Vorerst seien dort aber alle Mitarbeiter in 100-prozentiger Kurzarbeit. Hinzu kommt, dass die Räumlichkeiten der Clubs im Gegensatz zum Top10 gepachtet sind. Die Pacht könne man zwar stunden, sagt Dominik Dilger – aber eben nicht auf Dauer.
Es fehlt an Perspektiven
Und noch ist kein Ende der Durststrecke in Sicht. Persönlich befürchtet Dilger, „dass es in diesem Jahr auf keinen Fall mehr etwas wird.“ Frühestens im März rechnet er mit Besserung. „Die einzige Hoffnung wäre ein Impfstoff.“ Dennoch habe man ein Hygienekonzept ausgearbeitet, um möglichst schnell wieder starten zu können, sobald es von der Politik das Okay gibt. „Ich hoffe, dass es nicht mehr allzu lange geht, sonst verlieren wir noch mehr Mitarbeiter“, wünscht sich Dilger.

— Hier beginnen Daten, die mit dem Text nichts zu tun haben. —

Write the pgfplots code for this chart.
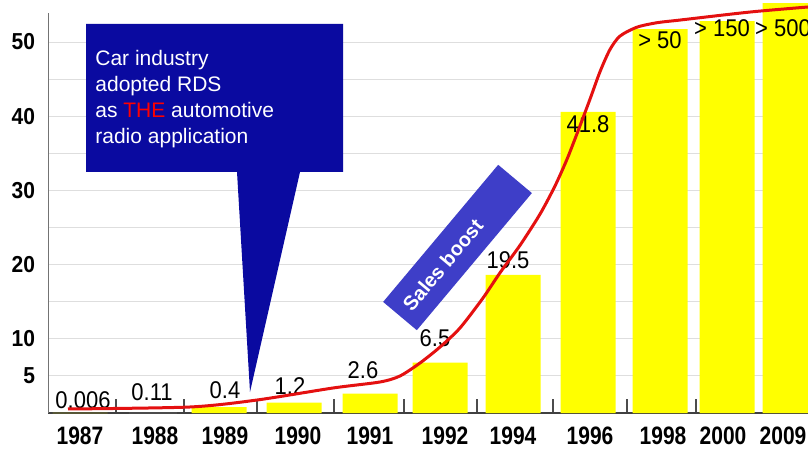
\documentclass[border=0pt]{standalone}
\usepackage{pgfplots}
\pgfplotsset{compat=1.18}
\usepackage{fontspec}
\setmainfont{Liberation Sans}
\definecolor{cbblue}{RGB}{10,10,160}
\definecolor{sbblue}{RGB}{62,62,200}
\definecolor{cyel}{RGB}{255,255,0}
\definecolor{cred}{RGB}{228,16,16}
\definecolor{cgrid}{RGB}{222,222,222}
\begin{document}
\begin{tikzpicture}
\begin{axis}[
 at={(24pt,18.5pt)}, anchor=south west,
 scale only axis, width=380pt, height=200pt,
 xmin=48, xmax=808, ymin=0, ymax=53.91,
 clip=false,
 axis x line=bottom, axis y line=left,
 axis line style={-},
 x axis line style={draw=black!75, line width=0.6pt},
 y axis line style={draw=black!55, line width=0.5pt},
 xtick={116,184,257,334,404,477,553,627,696},
 xticklabels={},
 tick align=inside,
 xtick style={draw=black!70, line width=0.6pt},
 major tick length=7pt,
 extra x ticks={80,155,225,298,370,445,513,590,663,723,783},
 extra x tick labels={1987,1988,1989,1990,1991,1992,1994,1996,1998,2000,2009},
 extra x tick style={major tick length=0pt, grid=none},
 xticklabel style={font=\fontsize{10.5}{12}\selectfont\bfseries, yshift=-2.5pt, yscale=1.2},
 ytick={5,10,20,30,40,50},
 yticklabels={5,10,20,30,40,50},
 minor ytick={15,25,35,45},
 ymajorgrids, yminorgrids,
 major grid style={cgrid, line width=0.5pt},
 minor grid style={cgrid, line width=0.5pt},
 ytick style={draw=none},
 minor tick length=0pt,
 yticklabel style={font=\fontsize{10.5}{12}\selectfont\bfseries, xshift=-3pt, yscale=1.1},
 /pgf/number format/assume math mode=true,
]
\addplot[ybar, bar width=55, bar shift=0pt, fill=cyel, draw=none] coordinates {
 (80,0.006) (219,0.8) (294,1.4) (370,2.6) (440,6.8) (513,18.6) (588,40.6) (660,51.75) (727,52.8) (790,55.25)};
\addplot[ybar, bar width=47, bar shift=0pt, fill=black!70, draw=black!70] coordinates {(153,0.11)};
\begin{scope}[every node/.style={font=\fontsize{11}{12}\selectfont, yscale=1.1}]
\node at (axis cs:83,1.75) {0.006};
\node at (axis cs:152,2.83) {0.11};
\node at (axis cs:225,3.1) {0.4};
\node at (axis cs:290,3.64) {1.2};
\node at (axis cs:363,5.8) {2.6};
\node at (axis cs:435,10.1) {6.5};
\node at (axis cs:508,20.6) {19.5};
\node at (axis cs:588,38.9) {41.8};
\node at (axis cs:660,50.3) {> 50};
\node at (axis cs:722,51.9) {> 150};
\node at (axis cs:783,51.9) {> 500};
\end{scope}
\addplot[cred, line width=1.5pt, smooth, tension=0.45] coordinates {
 (68,0.54) (190,0.81) (257,1.75) (333,3.37) (380,4.18) (400,4.99) (420,6.74) (440,8.89) (460,11.46) (483,15.5) (500,18.9) (520,22.6) (540,26.8) (555,30.6) (567,34.2) (578,38.0) (590,42.3) (600,46.0) (610,49.0) (620,50.8) (637,52.0) (657,52.6) (680,52.96) (750,54.04) (808,54.72)};
\end{axis}
\begin{scope}[x=0.5pt, y=-0.5pt, shift={(0,225pt)}]
\fill[cbblue] (86,24) -- (343,24) -- (343,172) -- (300,172) -- (250,392) -- (237,172) -- (86,172) -- cycle;
\node[anchor=west, align=left, text=white, font=\fontsize{10.5}{13}\selectfont, inner sep=0pt] at (95,99) {Car industry\\adopted RDS\\as \textcolor{red}{THE} automotive\\radio application};
\node[fill=sbblue, minimum width=89.5pt, minimum height=22pt, rotate=50, inner sep=0pt, text=white, font=\bfseries\fontsize{10}{12}\selectfont] at (457.5,247.5) {\makebox[87pt][l]{\hspace{4pt}Sales boost}};
\end{scope}
\pgfresetboundingbox
\path[use as bounding box] (0,0) rectangle (404pt,225pt);
\end{tikzpicture}
\end{document}
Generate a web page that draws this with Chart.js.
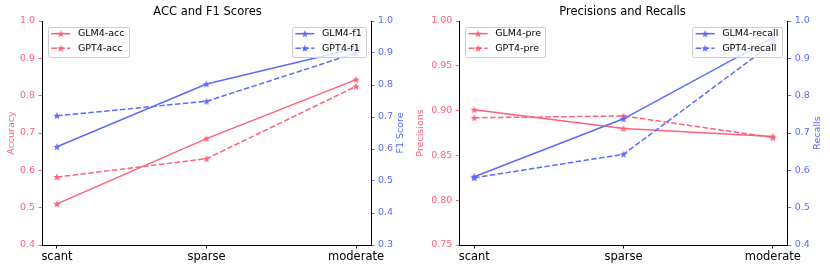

Das Versprechen: Die Clubs werden überleben
Dennoch, auch wenn die Situation für Clubs gerade alles andere als gut ist, verspricht Dominik Dilger: Das Top10 wird es auch in Zukunft noch geben. „Ich denke, das können wir mit gutem Gewissen sagen.“ Natürlich hänge das auch davon ab, wie lange Clubs noch geschlossen bleiben müssen, aber Dilger ist sich sicher: „Wir werden die Zeit überstehen.“ Das gleiche gelte für das Berry‘s und den Erdbeermund.
Um sich dafür einzusetzen, tüftelt Dilger derzeit an verschiedenen Ideen. Mit ihnen soll zusätzlich zum Barbetrieb, der im Winter ins Innere des Top10 verlegt werden soll, Geld eingenommen werden. So möchte Dilger auf dem Parkplatz des Clubs einen Autoflohmarkt veranstalten, außerdem sollen ein paar der Räume etwa für private Feiern vermietet werden. Die Konzepte liegen bereits bei der Stadt, so Dilger.